Falando numa reunião à margem da cimeira, o americano Robert Zoellick, presidente do Banco Mundial, lançou um dramático apelo à revisão das políticas dos biocombustíveis que, disse, "desviam a comida das mesas de milhões de pessoas". Solicitou também que os Estados Unidos e a Europa reduzam os subsídios aos seus agricultores e as suas políticas proteccionistas.

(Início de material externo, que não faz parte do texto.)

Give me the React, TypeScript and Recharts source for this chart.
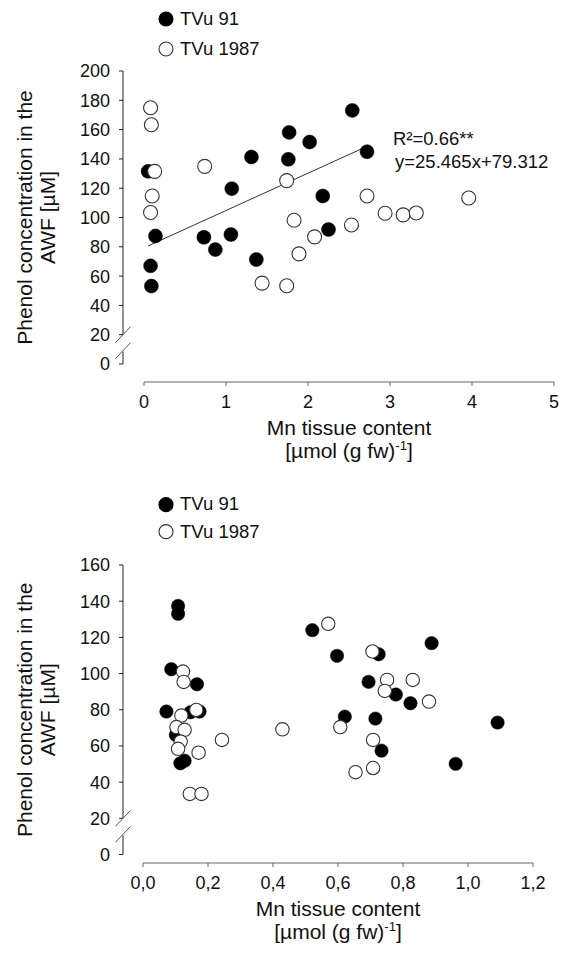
import { ScatterChart, Scatter, XAxis, YAxis, ReferenceLine, Legend, Customized } from 'recharts'

const FONT = '"Liberation Sans", Arial, Helvetica, sans-serif'

const seriesNames = ['TVu 91', 'TVu 1987']

// upper panel
const tvu91MnA = [0.05, 0.14, 0.08, 0.09, 0.73, 0.87, 1.06, 1.07, 1.31, 1.37, 1.77, 1.76, 2.02, 2.18, 2.25, 2.54, 2.72]
const tvu91PhenolA = [131.5, 87.4, 67.0, 53.2, 86.5, 78.1, 88.4, 119.7, 141.3, 71.3, 158.1, 139.7, 151.5, 114.7, 91.8, 173.1, 144.9]
const tvu1987MnA = [0.08, 0.09, 0.13, 0.1, 0.08, 0.74, 1.74, 1.83, 2.08, 1.89, 1.44, 1.74, 2.72, 2.53, 2.94, 3.16, 3.32, 3.96]
const tvu1987PhenolA = [174.9, 163.3, 131.5, 114.7, 103.4, 134.9, 125.2, 98.1, 86.8, 75.2, 55.2, 53.4, 114.7, 94.9, 102.9, 101.8, 103.1, 113.3]
const mnTicksA = [0, 1, 2, 3, 4, 5]
const phenolTicksA = [0, 20, 40, 60, 80, 100, 120, 140, 160, 180, 200]

// linear fit for TVu 91, upper panel
const fitSlope = 25.465
const fitIntercept = 79.312
const fitR2 = '0.66**'

// lower panel
const tvu91MnB = [0.108, 0.108, 0.087, 0.166, 0.072, 0.146, 0.174, 0.101, 0.115, 0.128, 0.521, 0.597, 0.621, 0.725, 0.888, 0.694, 0.778, 0.823, 0.715, 0.734, 1.091, 0.962]
const tvu91PhenolB = [137.4, 133.0, 102.4, 94.1, 79.0, 78.6, 79.0, 66.1, 50.4, 51.8, 124.0, 109.8, 76.2, 110.7, 116.8, 95.4, 88.4, 83.6, 75.1, 57.4, 72.9, 50.1]
const tvu1987MnB = [0.123, 0.125, 0.164, 0.118, 0.103, 0.128, 0.116, 0.108, 0.171, 0.243, 0.429, 0.144, 0.18, 0.57, 0.607, 0.706, 0.751, 0.83, 0.744, 0.88, 0.708, 0.654, 0.708]
const tvu1987PhenolB = [101.1, 95.4, 79.9, 76.8, 70.4, 68.9, 62.4, 58.4, 56.3, 63.3, 69.2, 33.5, 33.5, 127.5, 70.4, 112.2, 96.5, 96.5, 90.4, 84.5, 63.3, 45.5, 47.8]
const mnTicksB = [0, 0.2, 0.4, 0.6, 0.8, 1.0, 1.2]
const phenolTicksB = [0, 20, 40, 60, 80, 100, 120, 140, 160]

const BREAK_AT = 20
const TICK_SIZE = 4
const TICK_GAP = 9

const zip = (xs: number[], ys: number[]) => xs.map((mn, i) => ({ mn, phenol: ys[i] }))

// y tick label, with the axis-break slashes drawn at the break value
function YTick(props: any) {
  const { x, y, payload } = props
  const axisX = x + TICK_SIZE + TICK_GAP
  return (
    <g>
      {payload.value === BREAK_AT && (
        <g stroke="#555" strokeWidth={1}>
          <line x1={axisX - 7.5} y1={y + 8} x2={axisX + 7.5} y2={y - 8} />
          <line x1={axisX - 7.5} y1={y + 24} x2={axisX + 7.5} y2={y + 8} />
        </g>
      )}
      <text x={x} y={y} dy="0.36em" textAnchor="end" fontSize={18} fontFamily={FONT} fill="#111">
        {payload.value}
      </text>
    </g>
  )
}

function Dot(r: number, filled: boolean) {
  return (p: any) => (
    <circle cx={p.cx} cy={p.cy} r={r} fill={filled ? '#000' : '#fff'} stroke={filled ? '#000' : '#333'} strokeWidth={filled ? 0.5 : 1.1} />
  )
}

function makeLegend(rowH: number) {
  return () => (
    <div style={{ fontFamily: FONT, fontSize: 18.5, color: '#111' }}>
      {seriesNames.map((name, i) => (
        <div key={name} style={{ height: rowH, display: 'flex', alignItems: 'center' }}>
          <svg width={22} height={rowH}>
            <circle cx={8} cy={rowH / 2} r={7} fill={i === 0 ? '#000' : '#fff'} stroke={i === 0 ? '#000' : '#333'} strokeWidth={1.1} />
          </svg>
          <span style={{ lineHeight: 1 }}>{name}</span>
        </div>
      ))}
    </div>
  )
}

interface PanelProps {
  top: number
  height: number
  margin: { top: number; right: number; left: number; bottom: number }
  xAxisHeight: number
  xPad: number
  yPad: number
  xMax: number
  yMax: number
  xTicks: number[]
  yTicks: number[]
  fmt: (v: number) => string
  filled: { mn: number; phenol: number }[]
  open: { mn: number; phenol: number }[]
  r: number
  legendTop: number
  legendRow: number
  children?: any
}

function Panel(p: PanelProps) {
  const plotH = p.height - p.margin.top - p.xAxisHeight
  const pxPerUnit = (plotH - p.yPad) / p.yMax
  const upper = (p.yMax - BREAK_AT) * pxPerUnit
  const lower = BREAK_AT * pxPerUnit - 17
  return (
    <div style={{ position: 'absolute', left: 0, top: p.top }}>
      <ScatterChart width={567} height={p.height} margin={p.margin}>
        <XAxis
          type="number"
          dataKey="mn"
          domain={[0, p.xMax]}
          ticks={p.xTicks}
          tickFormatter={p.fmt}
          padding={{ left: p.xPad, right: 0 }}
          height={p.xAxisHeight}
          axisLine={{ stroke: '#666', strokeDasharray: `0 ${p.xPad} 2000` }}
          tickLine={{ stroke: '#666' }}
          tickSize={TICK_SIZE}
          tickMargin={9}
          tick={{ fontSize: 18, fill: '#111', fontFamily: FONT }}
          label={{
            content: ({ viewBox }: any) => {
              const cx = viewBox.x + p.xPad + (viewBox.width - p.xPad) / 2
              return (
                <text x={cx} y={viewBox.y + 53} textAnchor="middle" fontSize={21} fontFamily={FONT} fill="#111">
                  <tspan x={cx}>Mn tissue content</tspan>
                  <tspan x={cx} dy={22.5}>[µmol (g fw)<tspan dy={-8} fontSize={13}>-1</tspan><tspan dy={8}>]</tspan></tspan>
                </text>
              )
            },
          }}
        />
        <YAxis
          type="number"
          dataKey="phenol"
          domain={[0, p.yMax]}
          ticks={p.yTicks}
          width={123}
          padding={{ top: 0, bottom: p.yPad }}
          axisLine={{ stroke: '#222', strokeDasharray: `${upper} 17 ${lower} 2000` }}
          tickLine={{ stroke: '#222' }}
          tickSize={TICK_SIZE}
          tickMargin={TICK_GAP}
          tick={<YTick />}
          label={{
            content: ({ viewBox }: any) => {
              const cy = viewBox.y + (viewBox.height - p.yPad) / 2
              return (
                <text x={32} y={cy} transform={`rotate(-90 32 ${cy})`} textAnchor="middle" fontSize={21} fontFamily={FONT} fill="#111">
                  <tspan x={32}>Phenol concentration in the</tspan>
                  <tspan x={32} dy={23}>AWF [µM]</tspan>
                </text>
              )
            },
          }}
        />
        <Legend
          layout="vertical"
          align="center"
          verticalAlign="middle"
          wrapperStyle={{ top: p.legendTop, left: 158, width: 200 }}
          content={makeLegend(p.legendRow)}
        />
        <Scatter name={seriesNames[0]} data={p.filled} fill="#000" shape={Dot(p.r, true)} isAnimationActive={false} />
        <Scatter name={seriesNames[1]} data={p.open} fill="#fff" shape={Dot(p.r, false)} isAnimationActive={false} />
        {p.children}
      </ScatterChart>
    </div>
  )
}

const fitFrom = Math.min(...tvu91MnA)
const fitTo = Math.max(...tvu91MnA)

const FitNote = () => (
  <g fontFamily={FONT} fontSize={18.5} fill="#111">
    <text x={393} y={145}>{`R²=${fitR2}`}</text>
    <text x={395} y={167.5}>{`y=${fitSlope}x+${fitIntercept}`}</text>
  </g>
)

export default function App() {
  const comma = (v: number) => v.toFixed(1).replace('.', ',')
  return (
    <div style={{ position: 'absolute', left: 0, top: 0, width: 567, height: 954, background: '#fff' }}>
      <Panel
        top={0}
        height={470}
        margin={{ top: 71, right: 13, left: 0, bottom: 0 }}
        xAxisHeight={88}
        xPad={21}
        yPad={18}
        xMax={5}
        yMax={200}
        xTicks={mnTicksA}
        yTicks={phenolTicksA}
        fmt={(v) => String(v)}
        filled={zip(tvu91MnA, tvu91PhenolA)}
        open={zip(tvu1987MnA, tvu1987PhenolA)}
        r={7}
        legendTop={4}
        legendRow={30}
      >
        <ReferenceLine
          segment={[
            { x: fitFrom, y: fitSlope * fitFrom + fitIntercept },
            { x: fitTo, y: fitSlope * fitTo + fitIntercept },
          ]}
          stroke="#333"
          strokeWidth={1}
          ifOverflow="visible"
        />
        <Customized component={FitNote} />
      </Panel>
      <Panel
        top={470}
        height={484}
        margin={{ top: 95, right: 34, left: 0, bottom: 0 }}
        xAxisHeight={91}
        xPad={20}
        yPad={8.5}
        xMax={1.2}
        yMax={160}
        xTicks={mnTicksB}
        yTicks={phenolTicksB}
        fmt={comma}
        filled={zip(tvu91MnB, tvu91PhenolB)}
        open={zip(tvu1987MnB, tvu1987PhenolB)}
        r={6.7}
        legendTop={21}
        legendRow={27.3}
      />
    </div>
  )
}
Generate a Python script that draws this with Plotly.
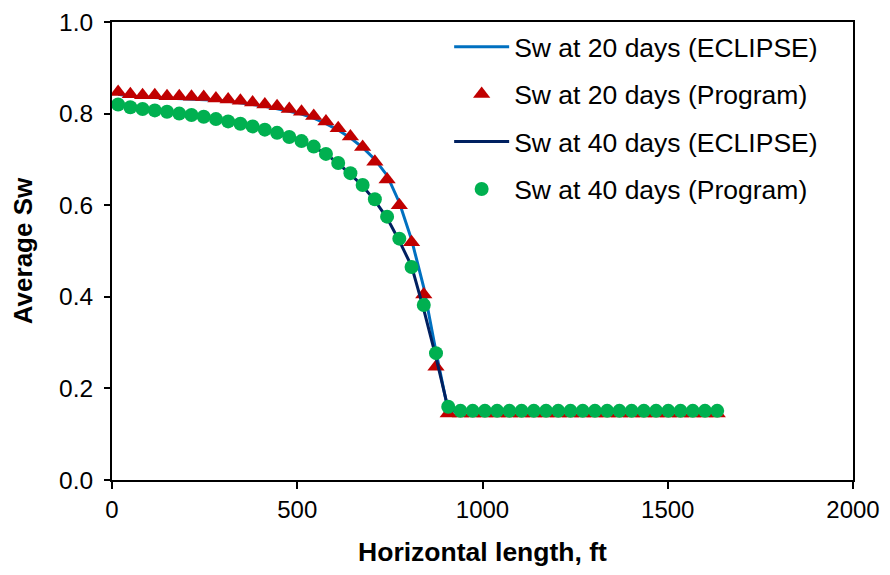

A chanceler alemã, Angela Merkel, anunciou que Berlim destinará 600 milhões de euros para a ajuda aos sectores agrícolas dos países pobres. Centrando-se na alta do petróleo, apelou aos seus colegas do G8 que incluam as grandes economias emergentes, designadamente a China e a Índia, convidados para cimeira, em "conversações abertas" para afrontar o vertiginoso aumento dos preços. O grande debate começa hoje com uma agenda centrada nos problemas económicos mundiais, devendo amanhã ser abordado o tema "quente" das alterações climáticas.